Long Beach Opera tackles Peter Maxwell Davies' modern sea-based thriller in the environs of the new Honda Pacific Visions Theater at the Aquarium of the Pacific.
The interactive theater space boasts cutting-edge, high-definition technology with a breathtaking 32-foot-tall 180-degree arc wrap-around projection wall and effects.
Based on a true story, This haunting opera is an atmospheric combination of detective mystery and ghost story, mixing courtroom testimony with fantastical flashbacks.

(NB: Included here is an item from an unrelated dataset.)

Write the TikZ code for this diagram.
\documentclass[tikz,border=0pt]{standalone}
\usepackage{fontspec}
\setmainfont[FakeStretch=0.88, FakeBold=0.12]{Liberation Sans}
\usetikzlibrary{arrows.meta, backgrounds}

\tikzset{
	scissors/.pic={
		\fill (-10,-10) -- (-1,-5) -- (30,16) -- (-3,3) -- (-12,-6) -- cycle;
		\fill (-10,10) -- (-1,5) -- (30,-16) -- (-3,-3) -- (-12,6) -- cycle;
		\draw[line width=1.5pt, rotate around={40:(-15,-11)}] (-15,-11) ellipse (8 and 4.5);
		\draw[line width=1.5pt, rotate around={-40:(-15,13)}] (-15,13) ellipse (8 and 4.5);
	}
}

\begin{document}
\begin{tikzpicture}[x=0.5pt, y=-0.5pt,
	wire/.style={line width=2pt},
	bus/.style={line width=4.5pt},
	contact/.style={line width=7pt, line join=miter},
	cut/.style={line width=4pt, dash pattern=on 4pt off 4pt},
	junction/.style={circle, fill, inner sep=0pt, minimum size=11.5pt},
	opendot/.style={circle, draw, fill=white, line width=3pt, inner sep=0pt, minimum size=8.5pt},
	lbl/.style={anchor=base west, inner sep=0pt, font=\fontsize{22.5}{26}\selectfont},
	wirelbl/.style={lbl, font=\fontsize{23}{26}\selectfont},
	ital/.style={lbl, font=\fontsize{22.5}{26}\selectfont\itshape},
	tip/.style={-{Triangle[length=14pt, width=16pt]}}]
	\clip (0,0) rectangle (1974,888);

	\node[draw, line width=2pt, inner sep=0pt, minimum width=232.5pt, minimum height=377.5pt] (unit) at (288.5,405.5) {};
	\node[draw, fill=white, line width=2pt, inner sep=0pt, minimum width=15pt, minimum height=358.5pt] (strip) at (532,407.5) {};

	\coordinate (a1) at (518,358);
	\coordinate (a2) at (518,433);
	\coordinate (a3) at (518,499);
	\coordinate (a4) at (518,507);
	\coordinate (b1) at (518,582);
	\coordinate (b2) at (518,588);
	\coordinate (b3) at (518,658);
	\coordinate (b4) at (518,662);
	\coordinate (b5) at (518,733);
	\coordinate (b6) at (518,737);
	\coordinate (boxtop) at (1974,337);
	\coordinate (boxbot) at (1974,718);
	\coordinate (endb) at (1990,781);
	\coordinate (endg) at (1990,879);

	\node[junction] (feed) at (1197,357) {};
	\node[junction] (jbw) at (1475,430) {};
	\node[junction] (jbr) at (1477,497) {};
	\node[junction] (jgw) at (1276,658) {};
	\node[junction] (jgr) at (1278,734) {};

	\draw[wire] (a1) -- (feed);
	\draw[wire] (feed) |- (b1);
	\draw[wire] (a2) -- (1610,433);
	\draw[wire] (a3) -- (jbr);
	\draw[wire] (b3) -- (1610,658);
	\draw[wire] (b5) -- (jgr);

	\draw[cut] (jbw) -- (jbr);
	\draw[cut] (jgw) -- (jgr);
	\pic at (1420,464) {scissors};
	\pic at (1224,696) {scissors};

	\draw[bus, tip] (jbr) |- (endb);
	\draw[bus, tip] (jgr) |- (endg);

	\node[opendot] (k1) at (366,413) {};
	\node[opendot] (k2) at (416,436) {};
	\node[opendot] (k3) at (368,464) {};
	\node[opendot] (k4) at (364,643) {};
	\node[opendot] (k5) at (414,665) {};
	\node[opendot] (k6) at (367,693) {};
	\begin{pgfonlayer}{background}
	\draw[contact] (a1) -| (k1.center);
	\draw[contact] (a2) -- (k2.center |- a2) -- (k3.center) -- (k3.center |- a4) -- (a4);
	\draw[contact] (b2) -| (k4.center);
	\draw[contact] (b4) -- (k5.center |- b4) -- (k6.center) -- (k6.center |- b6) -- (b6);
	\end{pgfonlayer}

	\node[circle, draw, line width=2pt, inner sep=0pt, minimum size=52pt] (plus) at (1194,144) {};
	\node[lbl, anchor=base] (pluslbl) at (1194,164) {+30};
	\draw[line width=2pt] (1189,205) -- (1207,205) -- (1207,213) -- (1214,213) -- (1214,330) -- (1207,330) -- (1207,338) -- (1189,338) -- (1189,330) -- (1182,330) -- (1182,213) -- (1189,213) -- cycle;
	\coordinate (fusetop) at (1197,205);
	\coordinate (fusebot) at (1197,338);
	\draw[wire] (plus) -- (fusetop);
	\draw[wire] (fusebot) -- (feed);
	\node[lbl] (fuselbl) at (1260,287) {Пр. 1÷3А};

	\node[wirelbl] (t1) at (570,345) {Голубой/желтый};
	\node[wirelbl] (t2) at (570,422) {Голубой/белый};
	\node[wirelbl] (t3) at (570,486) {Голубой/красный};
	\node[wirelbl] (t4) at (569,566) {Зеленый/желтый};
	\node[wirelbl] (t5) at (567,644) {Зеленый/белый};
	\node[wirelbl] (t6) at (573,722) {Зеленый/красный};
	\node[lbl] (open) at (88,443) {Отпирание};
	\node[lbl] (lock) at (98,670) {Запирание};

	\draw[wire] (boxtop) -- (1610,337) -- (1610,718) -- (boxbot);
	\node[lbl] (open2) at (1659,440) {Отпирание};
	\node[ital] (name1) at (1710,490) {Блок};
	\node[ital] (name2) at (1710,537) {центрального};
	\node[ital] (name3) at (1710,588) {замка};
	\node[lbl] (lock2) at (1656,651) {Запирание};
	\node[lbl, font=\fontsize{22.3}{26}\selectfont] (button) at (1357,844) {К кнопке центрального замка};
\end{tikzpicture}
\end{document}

In the prologue, three officers from a lighthouse-vessel report to a Court of Enquiry how they arrived to relieve three lighthouse keepers and find the place deserted. The main act flashes back to the keepers (working the lighthouse far longer than usual), nervously passing the time by singing songs. But out of the fog, their past emerges to taunt them.
Background
The original inspiration of this work came from reading Craig Mair's book on the Stevenson family of Edinburgh. This family, apart from producing the famous author
Robert Louis, produced several generations of lighthouse and harbor engineers.

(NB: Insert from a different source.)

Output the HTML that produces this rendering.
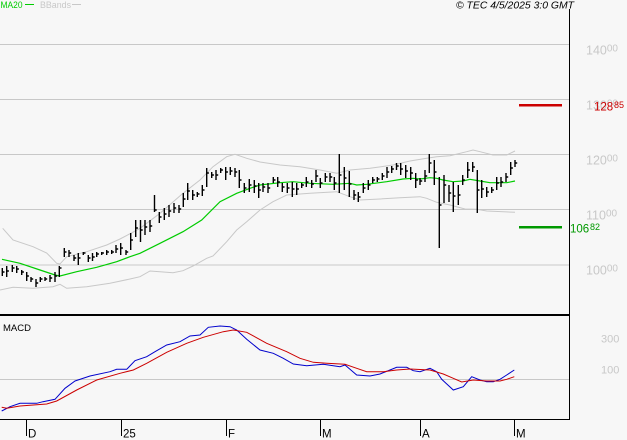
<!DOCTYPE html>
<html><head><meta charset="utf-8"><style>
html,body{margin:0;padding:0;background:#f7f7f7;}
svg{display:block;}
text{font-family:"Liberation Sans",sans-serif;}
</style></head><body>
<svg width="627" height="440" viewBox="0 0 627 440" xmlns="http://www.w3.org/2000/svg">
<rect x="0" y="0" width="627" height="440" fill="#f7f7f7"/>
<!-- grid -->
<g fill="#c8c8c8" shape-rendering="crispEdges">
<rect x="0" y="44" width="569" height="1"/>
<rect x="0" y="99" width="569" height="1"/>
<rect x="0" y="154" width="569" height="1"/>
<rect x="0" y="209" width="569" height="1"/>
<rect x="0" y="264.5" width="569" height="1"/>
<rect x="0" y="379" width="569" height="1"/>
</g>
<!-- bollinger bands -->
<g fill="none" stroke="#c8c8c8" stroke-width="1">
<polyline points="2.7,228.3 13,240 33,246.7 46.7,253 56.7,263.3 60,264 66.7,256.7 86.7,251.7 106.7,245 120,239 133.3,232 140,228.3 160,213.3 183,193.3 200,180 213,166.7 226.7,156.7 235,154.3 246.7,158.3 260,162 280,165 300,166.7 320,170 336.7,173.3 350,170 370,168.3 393,165 410,161 426.7,158.3 436.7,156.7 450,155.7 466.7,151.7 473,150 480,151.7 493,155 506.7,155 515,151"/>
<polyline points="0,290 13,287.3 33,288.3 53,286.7 60,284.3 66.7,288.3 86.7,286.7 110,283.3 130,279 140,276.7 150,271 160,271.7 173,272.7 183,270.7 193,266 206.7,258.3 213,256 226.7,241.7 236.7,230 246.7,221.7 260,210 273,201.7 280,198.3 286.7,195 310,193.3 336.7,191.7 350,196.7 360,200 380,199 400,197.7 420,196.7 426.7,198.3 436.7,202.3 450,205 465,209 476.7,209.3 486.7,211 515,212.3"/>
</g>
<!-- MA20 -->
<polyline fill="none" stroke="#00cc00" stroke-width="1.2" points="2,259.3 20,263.3 40,270 55,275 60,276 76.7,271.7 96.7,267.3 116.7,261.7 130,256.7 140,253.3 160,243.3 183,231.7 201.7,220 220,201.7 236.7,193.3 250,188.3 260,185 280,182.7 293,181.7 310,183.3 333,184.3 350,183.3 356.7,185 366.7,184.3 386.7,181.7 403,179 413,178.3 420,179 430,177.7 436.7,178.3 443,180 453,181.7 463,181 470,179.3 480,181 490,182.7 506.7,182.7 515,181"/>
<!-- price bars -->
<path fill="none" stroke="#000" stroke-width="1.4" d="M2.3 268V276M6.7 266V277M12.3 265V272M16.7 266V273M21.7 270V275M26.7 272V281M31 277V282M36 279V287M40.3 277V282M45 277V281M50 275V282M55 272V282M59.3 266V277M64.3 248V257M69 250V257M74 255V261M78.3 253V265M83.3 252V255M88.3 255V262M92.5 253V261M96.7 252V257M101.7 252V255M106.7 250V255M111.7 250V254M116 245V253M120.7 243V255M126 250V255M130.7 233V250M135.7 220V237M140.5 220V242M145 220V235M150 220V232M154.5 195V212M159.3 212V223M164.3 208V220M169 205V217M174 203V213M179 205V213M183.3 193V207M187.7 183V200M192.7 190V200M197.3 192V197M202.3 185V196M206.7 168V187M211.7 172V178M216 170V180M220.7 168V173M225.7 167V180M230.3 167V175M235 168V177M239.3 170V188M244.3 183V193M249.3 179V192M254.3 180V193M258.7 183V198M263 183V192M268 183V193M273.3 177V183M277.7 177V187M282.3 183V192M287.3 183V193M292.3 182V197M296.7 183V195M301.7 183V188M306.3 177V187M311.7 180V188M316 170V182M320.3 178V188M325.3 173V182M330 173V182M334.3 177V190M339.3 154V193M344.3 167V190M349.3 171V197M354 190V200M358.3 192V202M363.3 183V193M368.3 180V190M372.7 177V183M377.3 177V182M382.3 173V180M387 167V178M391.7 166V173M396.5 163V170M400.7 163V175M405.7 165V178M410.7 167V180M415.7 173V188M420 178V185M425 170V182M429.3 154V173M434.3 160V185M439.3 177V248M444 175V203M449 185V202M453.3 182V212M458.3 185V205M462.7 175V185M467.7 162V178M472.7 162V172M477.3 170V213M481.7 180V198M486.7 187V197M491.7 187V193M496.7 177V190M501 177V187M506 173V182M510.7 162V175M515 160V167"/>
<path fill="none" stroke="#000" stroke-width="1.4" d="M2.3 272h2.2M6.7 271h2.2M12.3 268h2.2M16.7 269h2.2M21.7 272h2.2M26.7 276h2.2M31 279h2.2M36 283h2.2M40.3 279h2.2M45 279h2.2M50 278h2.2M55 276h2.2M59.3 268h2.2M64.3 252h2.2M69 253h2.2M74 258h2.2M78.3 258h2.2M83.3 253h2.2M88.3 258h2.2M92.5 257h2.2M96.7 254h2.2M101.7 253h2.2M106.7 252h2.2M111.7 252h2.2M116 249h2.2M120.7 248h2.2M126 252h2.2M130.7 240h2.2M135.7 228h2.2M140.5 230h2.2M145 227h2.2M150 226h2.2M154.5 210h2.2M159.3 217h2.2M164.3 214h2.2M169 211h2.2M174 208h2.2M179 209h2.2M183.3 199h2.2M187.7 191h2.2M192.7 195h2.2M197.3 194h2.2M202.3 190h2.2M206.7 173h2.2M211.7 175h2.2M216 175h2.2M220.7 170h2.2M225.7 172h2.2M230.3 171h2.2M235 172h2.2M239.3 180h2.2M244.3 188h2.2M249.3 185h2.2M254.3 186h2.2M258.7 190h2.2M263 187h2.2M268 188h2.2M273.3 180h2.2M277.7 182h2.2M282.3 187h2.2M287.3 188h2.2M292.3 189h2.2M296.7 189h2.2M301.7 185h2.2M306.3 182h2.2M311.7 184h2.2M316 176h2.2M320.3 183h2.2M325.3 177h2.2M330 177h2.2M334.3 183h2.2M339.3 175h2.2M344.3 178h2.2M349.3 184h2.2M354 195h2.2M358.3 197h2.2M363.3 188h2.2M368.3 185h2.2M372.7 180h2.2M377.3 179h2.2M382.3 176h2.2M387 172h2.2M391.7 169h2.2M396.5 166h2.2M400.7 169h2.2M405.7 171h2.2M410.7 173h2.2M415.7 180h2.2M420 181h2.2M425 176h2.2M429.3 163h2.2M434.3 172h2.2M439.3 205h2.2M444 185h2.2M449 193h2.2M453.3 196h2.2M458.3 195h2.2M462.7 180h2.2M467.7 170h2.2M472.7 167h2.2M477.3 190h2.2M481.7 189h2.2M486.7 192h2.2M491.7 190h2.2M496.7 183h2.2M501 182h2.2M506 177h2.2M510.7 168h2.2M515 163h2.2"/>
<!-- target lines -->
<rect x="519" y="104" width="43" height="2.5" fill="#cc0000"/>
<rect x="519" y="226" width="43" height="2.5" fill="#009900"/>
<!-- MACD -->
<polyline fill="none" stroke="#0000cc" stroke-width="1" points="1.7,411 10,406.7 20,403.3 36.7,403.3 43,401.7 55,399.3 65,388.3 75,381 90,376 110,371.7 116.7,369.3 126.7,369.3 135,360.7 146.7,356.7 155,351.7 166.7,345 180,341.7 190,336 200,335 208.3,327.3 220,326 230,326.7 236.7,330 246.7,339.3 260,350 273.3,353.3 283.3,358.3 293.3,364 306.7,365.7 323.3,364.3 340,366.7 345,365 350,369.3 356.7,375 370,376 380,374 390,370 396.7,367.3 406.7,367.3 413.3,370.7 420,371.7 430,368.3 436.7,371.7 441.7,379.3 453.3,390 463.3,386.7 471.7,376.7 480,380 486.7,381.7 493.3,381.7 500,379.3 506.7,375 514.3,370"/>
<polyline fill="none" stroke="#cc0000" stroke-width="1" points="1.7,407.3 6.7,408.3 20,406 46.7,404 56.7,401 76.7,390 96.7,380 120,373.3 133.3,370 146.7,363.3 166.7,352.3 186.7,343.3 203.3,337.3 223.3,331.7 233.3,330 246.7,332.3 266.7,343.3 286.7,351.7 300,358.3 313.3,362.3 326.7,363.3 345,364.3 356.7,368.3 366.7,371.7 383.3,371.7 396.7,370 410,369 430,370 443.3,374 453.3,378.3 461.7,382 473.3,380 486.7,381 500,381 506.7,379.3 514.3,376.7"/>
<!-- frame -->
<g fill="#000" shape-rendering="crispEdges">
<rect x="569" y="9" width="1" height="411"/>
<rect x="0" y="314" width="569" height="2"/>
<rect x="0" y="419" width="570" height="1"/>
<rect x="26" y="419" width="1" height="17"/>
<rect x="121" y="419" width="1" height="17"/>
<rect x="226" y="419" width="1" height="17"/>
<rect x="320" y="419" width="1" height="17"/>
<rect x="420" y="419" width="1" height="17"/>
<rect x="514" y="419" width="1" height="17"/>
</g>
<!-- x labels -->
<g font-size="11.5" fill="#000">
<text x="28" y="437.5">D</text>
<text x="123" y="437.5">25</text>
<text x="228" y="437.5">F</text>
<text x="322" y="437.5">M</text>
<text x="422" y="437.5">A</text>
<text x="516" y="437.5">M</text>
</g>
<!-- price labels -->
<g fill="#c8c8c8">
<text x="586" y="54.5" font-size="12.5">140<tspan font-size="10" dy="-3">00</tspan></text>
<text x="586" y="109.5" font-size="12.5">130<tspan font-size="10" dy="-3">00</tspan></text>
<text x="586" y="164.5" font-size="12.5">120<tspan font-size="10" dy="-3">00</tspan></text>
<text x="586" y="219.5" font-size="12.5">110<tspan font-size="10" dy="-3">00</tspan></text>
<text x="586" y="274.5" font-size="12.5">100<tspan font-size="10" dy="-3">00</tspan></text>
<text x="601" y="342.7" font-size="11">300</text>
<text x="601" y="373.3" font-size="11">100</text>
</g>
<text x="594" y="110.7" font-size="11.5" fill="#cc0000">128<tspan x="614" font-size="9" dy="-2.5">85</tspan></text>
<text x="570" y="232.7" font-size="11.5" fill="#009900">106<tspan x="590" font-size="9" dy="-2.5">82</tspan></text>
<!-- legends -->
<text x="0.5" y="8" font-size="9" fill="#00cc00" textLength="22" lengthAdjust="spacingAndGlyphs">MA20</text>
<rect x="25" y="4" width="9" height="1" fill="#00cc00"/>
<text x="40" y="8" font-size="9" fill="#c8c8c8" textLength="31" lengthAdjust="spacingAndGlyphs">BBands</text>
<rect x="72" y="4" width="9" height="1" fill="#c8c8c8"/>
<text x="456" y="8.5" font-size="10.4" font-style="italic" fill="#000" textLength="118" lengthAdjust="spacingAndGlyphs">© TEC 4/5/2025 3:0 GMT</text>
<text x="3" y="331" font-size="9.5" fill="#000" textLength="28" lengthAdjust="spacingAndGlyphs">MACD</text>
</svg>
</body></html>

In December 1900, the lighthouse and harbor supply ship Hesperus based in Stromness, Orkney, went on its routine tour of duty to the Flannan Isles light in the Outer Hebrides.

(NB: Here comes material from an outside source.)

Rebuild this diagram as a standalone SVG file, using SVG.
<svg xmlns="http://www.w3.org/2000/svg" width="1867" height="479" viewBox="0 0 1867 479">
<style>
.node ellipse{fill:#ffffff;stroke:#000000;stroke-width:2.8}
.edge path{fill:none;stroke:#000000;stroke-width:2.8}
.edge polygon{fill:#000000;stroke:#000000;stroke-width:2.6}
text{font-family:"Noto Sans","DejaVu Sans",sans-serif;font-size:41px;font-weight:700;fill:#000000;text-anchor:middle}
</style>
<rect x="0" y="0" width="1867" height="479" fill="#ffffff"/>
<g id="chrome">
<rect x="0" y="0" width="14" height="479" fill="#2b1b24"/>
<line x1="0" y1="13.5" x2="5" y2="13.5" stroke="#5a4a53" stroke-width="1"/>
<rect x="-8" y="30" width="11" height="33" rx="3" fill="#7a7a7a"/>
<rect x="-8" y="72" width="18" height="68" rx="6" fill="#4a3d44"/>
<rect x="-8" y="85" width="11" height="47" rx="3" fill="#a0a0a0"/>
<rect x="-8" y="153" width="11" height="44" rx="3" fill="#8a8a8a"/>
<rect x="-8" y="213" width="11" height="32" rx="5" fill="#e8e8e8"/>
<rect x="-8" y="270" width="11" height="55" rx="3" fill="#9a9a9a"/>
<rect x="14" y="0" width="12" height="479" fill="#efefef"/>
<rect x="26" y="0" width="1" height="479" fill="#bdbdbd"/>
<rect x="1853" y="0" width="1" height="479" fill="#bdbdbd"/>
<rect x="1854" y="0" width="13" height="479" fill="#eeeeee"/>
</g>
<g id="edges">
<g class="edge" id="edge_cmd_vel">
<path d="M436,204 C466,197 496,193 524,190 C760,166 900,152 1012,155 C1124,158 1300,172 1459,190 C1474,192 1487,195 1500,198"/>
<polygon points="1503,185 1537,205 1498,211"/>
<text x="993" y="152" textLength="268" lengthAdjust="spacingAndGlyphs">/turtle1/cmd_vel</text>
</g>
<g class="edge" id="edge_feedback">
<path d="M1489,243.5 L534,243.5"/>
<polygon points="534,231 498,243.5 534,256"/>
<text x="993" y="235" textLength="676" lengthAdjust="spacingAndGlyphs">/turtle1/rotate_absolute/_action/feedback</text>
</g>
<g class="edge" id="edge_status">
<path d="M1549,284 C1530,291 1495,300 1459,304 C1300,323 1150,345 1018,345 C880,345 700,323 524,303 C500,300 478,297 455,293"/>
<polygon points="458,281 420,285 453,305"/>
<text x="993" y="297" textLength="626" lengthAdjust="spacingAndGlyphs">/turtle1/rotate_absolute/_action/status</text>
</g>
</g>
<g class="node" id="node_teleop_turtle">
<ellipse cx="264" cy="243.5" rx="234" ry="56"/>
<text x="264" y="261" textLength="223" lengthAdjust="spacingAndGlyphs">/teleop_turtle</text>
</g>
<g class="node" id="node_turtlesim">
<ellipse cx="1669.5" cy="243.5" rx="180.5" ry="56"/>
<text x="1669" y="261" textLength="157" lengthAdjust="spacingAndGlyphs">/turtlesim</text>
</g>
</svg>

The lighthouse was empty - all three beds and the table looked as if they had been left in a hurry and the lamp, though extinguished, was in perfect working order, the men had disappeared into thin air.
There have been many speculations as to how and why the three keepers disappeared. This opera does not offer a solution to the mystery but indicates what might be possible under the tense circumstances of three men being marooned in a storm-bound lighthouse long after the time they expected to be relieved.